A menudo nos hacen exasperar. No tienen pruebas, dicen, pero tampoco dudas. Están ciertos de todo cuanto creen, tanto así que cimentan su autoestima en esa fe que quieren irrompible y que en buena medida elimina el azar de su horizonte. Saben, naturalmente, todo cuanto hace falta para entender el momento presente, explicarse el pasado y descifrar los signos del porvenir. Están llenos de fórmulas y axiomas que interpretan y aplican según les sean útiles para reconfirmar lo que antes ya pensaban y seguirán teniendo por infalible. Se diría que, antes que el bien o el mal, les empuja el horror a la incertidumbre.
En términos estrictamente productivos, ayudan más las dudas que las seguridades. Todo progreso humano parte de una duda y supone algún riesgo, aun si no son pocos quienes se han propuesto eliminar los unos y las otras en el nombre de una felicidad que algunos encontramos de pura pacotilla. No descarto que Linus Van Pelt, el amigo aniñado de Charlie Brown, se sienta muy feliz prendido del trapito que lleva a todas partes, pero basta con ver la desazón (vale decir pánico galopante) que se apodera de él cuando falta el bendito trozo de tela para concluir que el niño es un adicto, y como tal requiere ayuda psiquiátrica.
Droga potente al fin, la certeza te calma pero no te cura. Es necesario seguir aplicándola, en dosis progresivamente mayores y de alguna manera equivalentes a la marcha impasible de la realidad. Tal como los cruzados iban con la frente alta hacia la muerte por un ideal más grande que su entendimiento, quien está cierto de tener respuestas precisas y absolutas para toda pregunta concebible vive perpetuamente guarecido de la lluvia de dudas que es la vida. Supongo que es normal que por ningún motivo quiera salpicarse, una vez habituado al bienestar de vivir a resguardo de las vacilaciones.
En La inmortalidad, Milan Kundera cuenta la historia de Agnes, una mujer que piensa en comprar una flor de nomeolvides para traerla delante de sus ojos, como lo último que quiere conservar de un mundo al que ha dejado de querer. Otros, en vez de flor, se arman de una certeza inexpugnable –en realidad, todo un sistema de ellas– que defienden como a una madre calumniada, puesto que a falta de ella se verían solos y desnudos bajo una tempestad de incertidumbre.
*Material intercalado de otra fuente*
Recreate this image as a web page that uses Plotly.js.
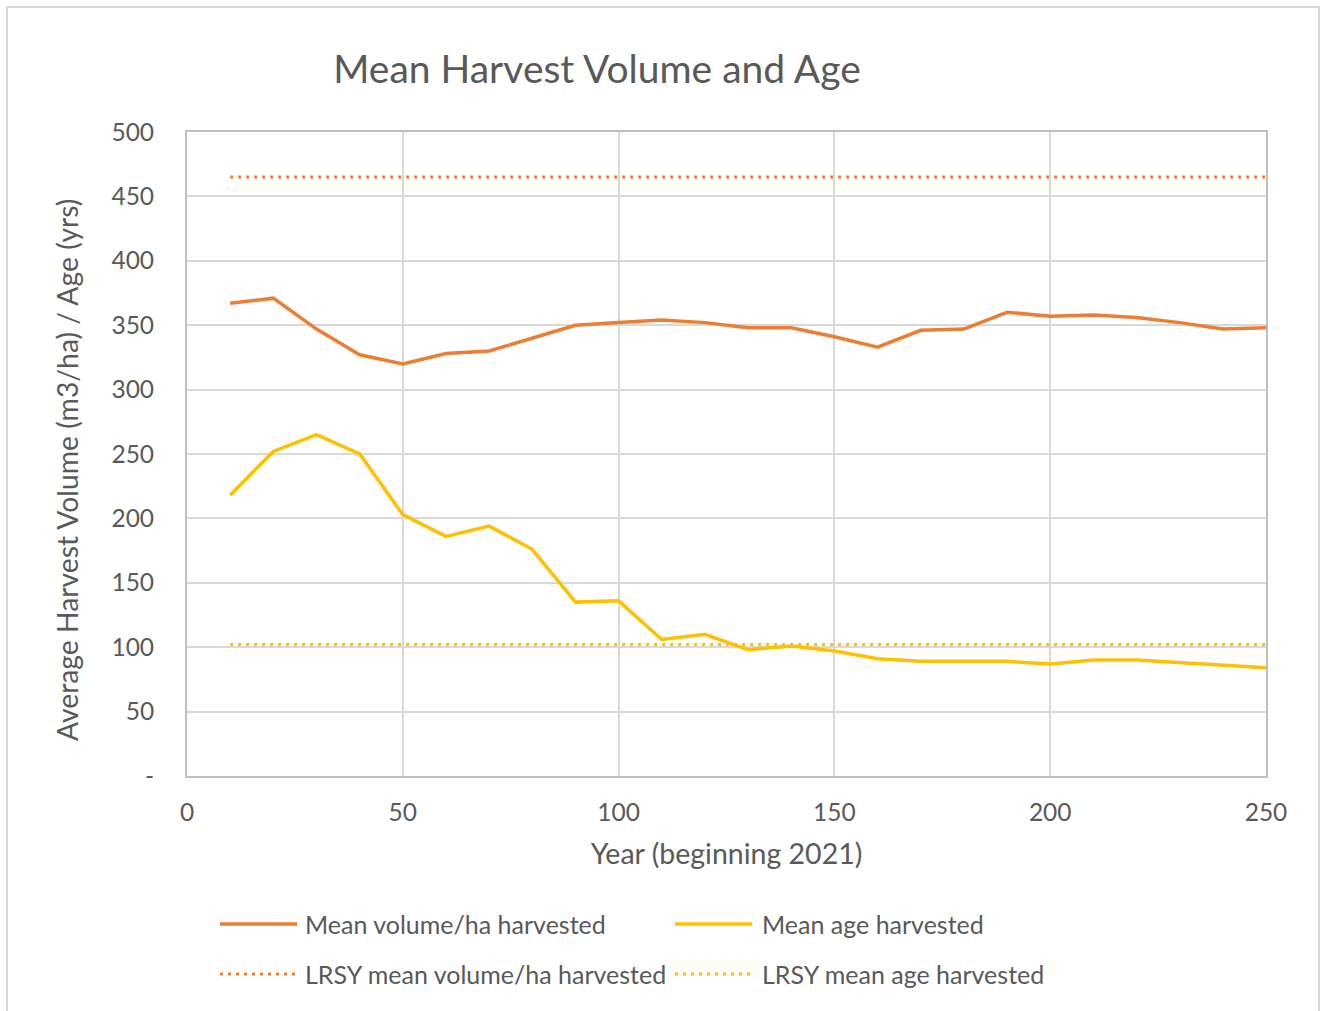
<!DOCTYPE html>
<html>
<head>
<meta charset="utf-8">
<script src="https://cdn.plot.ly/plotly-3.0.1.min.js"></script>
<style>
  html, body { margin: 0; padding: 0; background: #ffffff; }
  #frame {
    position: absolute; left: 6px; top: 6px; width: 1314px; height: 1010px;
    border: 2px solid #d9d9d9; box-sizing: border-box; border-bottom: none;
  }
  #chart { position: absolute; left: 0; top: 0; width: 1323px; height: 1011px; }
</style>
</head>
<body>
<div id="frame"></div>
<div id="chart"></div>
<script>
// Simulation years (offset from 2021)
const years = [10, 20, 30, 40, 50, 60, 70, 80, 90, 100, 110, 120, 130,
               140, 150, 160, 170, 180, 190, 200, 210, 220, 230, 240, 250];

// Mean volume harvested per hectare (m3/ha)
const meanVolume = [367, 371, 347, 327, 320, 328, 330, 340, 350, 352, 354, 352, 348,
                    348, 341, 333, 346, 347, 360, 357, 358, 356, 352, 347, 348];

// Mean age of harvested stands (yrs)
const meanAge = [218, 252, 265, 250, 203, 186, 194, 176, 135, 136, 106, 110, 98,
                 101, 97, 91, 89, 89, 89, 87, 90, 90, 88, 86, 84];

// Long-run sustained yield reference levels
const lrsyVolume = 465;
const lrsyAge = 102;

const seriesNames = ["Mean volume/ha harvested", "Mean age harvested",
                     "LRSY mean volume/ha harvested", "LRSY mean age harvested"];

const yTickVals = [0, 50, 100, 150, 200, 250, 300, 350, 400, 450, 500];
const yTickText = ["-", "50", "100", "150", "200", "250", "300", "350", "400", "450", "500"];

const yAxisTitle = "Average Harvest Volume (m3/ha) / Age (yrs)";

const ORANGE = "#ED7D31";
const GOLD = "#FFC000";
const TEXT = "#595959";
const FONT = "Lato, 'Open Sans', sans-serif";
const DOTS = "3px,5px";

const traces = [
  { x: years, y: meanVolume, name: seriesNames[0], mode: "lines",
    line: { color: ORANGE, width: 3.5 } },
  { x: years, y: meanAge, name: seriesNames[1], mode: "lines",
    line: { color: GOLD, width: 3.5 } },
  { x: years, y: years.map(() => lrsyVolume), name: seriesNames[2], mode: "lines",
    line: { color: ORANGE, width: 3, dash: DOTS } },
  { x: years, y: years.map(() => lrsyAge), name: seriesNames[3], mode: "lines",
    line: { color: GOLD, width: 3, dash: DOTS } }
];

// Plot box in pixels, used to place the hand-built legend and the y title
const W = 1323, H = 1011;
const M = { l: 187, r: 57, t: 132, b: 235 };
const plotW = W - M.l - M.r, plotH = H - M.t - M.b;
const px = v => (v - M.l) / plotW;
const py = v => (H - M.b - v) / plotH;

const legendRows = [924, 974];
const legendCols = [{ x0: 220, x1: 297, tx: 303 }, { x0: 675, x1: 752, tx: 760 }];
const legendItems = [
  { row: 0, col: 0, color: ORANGE, dash: "solid", w: 3.5 },
  { row: 0, col: 1, color: GOLD, dash: "solid", w: 3.5 },
  { row: 1, col: 0, color: ORANGE, dash: DOTS, w: 3 },
  { row: 1, col: 1, color: GOLD, dash: DOTS, w: 3 }
];

const shapes = [];
const annotations = [];
legendItems.forEach((it, i) => {
  const c = legendCols[it.col];
  const yy = py(legendRows[it.row]);
  shapes.push({ type: "line", xref: "paper", yref: "paper",
    x0: px(c.x0), x1: px(c.x1), y0: yy, y1: yy,
    line: { color: it.color, width: it.w, dash: it.dash } });
  annotations.push({ xref: "paper", yref: "paper", x: px(c.tx), y: yy,
    xanchor: "left", yanchor: "middle", showarrow: false, text: seriesNames[i],
    font: { family: FONT, size: 25, color: TEXT } });
});

// Vertical axis title, set a little below the plot's middle
annotations.push({ xref: "paper", yref: "paper", x: px(67), y: py(470),
  xanchor: "center", yanchor: "middle", showarrow: false, textangle: -90,
  text: yAxisTitle, font: { family: FONT, size: 28.3, color: TEXT } });

const layout = {
  width: W, height: H,
  margin: M,
  paper_bgcolor: "rgba(0,0,0,0)",
  plot_bgcolor: "#ffffff",
  showlegend: false,
  font: { family: FONT, color: TEXT, size: 24 },
  title: {
    text: "Mean Harvest Volume and Age",
    font: { family: FONT, size: 39, color: TEXT },
    xref: "container", yref: "container",
    x: 597 / W, y: 1 - 69 / H, xanchor: "center", yanchor: "middle"
  },
  xaxis: {
    range: [0, 250], tickvals: [0, 50, 100, 150, 200, 250],
    showgrid: true, gridcolor: "#d9d9d9", gridwidth: 2,
    showline: true, linecolor: "#bfbfbf", linewidth: 2, mirror: true,
    zeroline: false,
    ticks: "outside", ticklen: 14, tickcolor: "rgba(0,0,0,0)",
    tickfont: { family: FONT, size: 24.5, color: TEXT },
    title: { text: "Year (beginning 2021)", standoff: 19,
             font: { family: FONT, size: 28.5, color: TEXT } }
  },
  yaxis: {
    range: [0, 500], tickvals: yTickVals, ticktext: yTickText,
    showgrid: true, gridcolor: "#d9d9d9", gridwidth: 2,
    showline: true, linecolor: "#bfbfbf", linewidth: 2, mirror: true,
    zeroline: false,
    ticks: "outside", ticklen: 26, tickcolor: "rgba(0,0,0,0)",
    tickfont: { family: FONT, size: 24.5, color: TEXT }
  },
  shapes: shapes,
  annotations: annotations
};

Plotly.newPlot("chart", traces, layout, { displayModeBar: false, staticPlot: true });
</script>
</body>
</html>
La certeza absoluta es como un sucedáneo de sabiduría. Sus creyentes nos tachan de ignorantes con la facilidad que tiene el heroinómano para reírse de la vida en familia, toda vez que sospecha que ni una gran terapia desintoxicadora colmará los vacíos que habrá dejado el vicio. Habituarse a creer y no dudar crea una dependencia que se asoma a los ojos del fanático cuando se tambalean sus creencias o alguien no las termina de compartir. Igual que el toxicómano siente la compulsión de aplicarse una dosis preventiva antes de aventurarse a salir a la calle, quien se guarece bajo grandes certezas no va a ninguna parte sin ellas por delante (so pena de que venga a suplantarlas el espectro travieso de la incertidumbre).
En términos de estricta salud mental, engancharse completamente a una certeza es un síntoma de decrepitud, puesto que implica la renuncia tácita a ejercer plenamente el raciocinio y plegarse a lo que otros han pensado por uno. Pero esas son razones irrelevantes para quien viene huyendo de la incertidumbre y precisa una dosis de certezas piadosas para no derrumbarse en el camino. Como niños y viejos, siente un pavor sin nombre ante la perspectiva de verse desarmado frente a sus fantasmas.
Las certezas de hierro no son precisamente fruto de la experiencia, sino a menudo de la falta de ella: se da por hecho cuanto se desea. Vivimos en un mundo básicamente incierto, cuyo fin bien podría ocurrir ahora mismo. Ante una perspectiva en tal modo sombría, se entiende que haya gente decidida a vivir como Linus Van Pelt. Ni muertos soltarán el canijo trapito.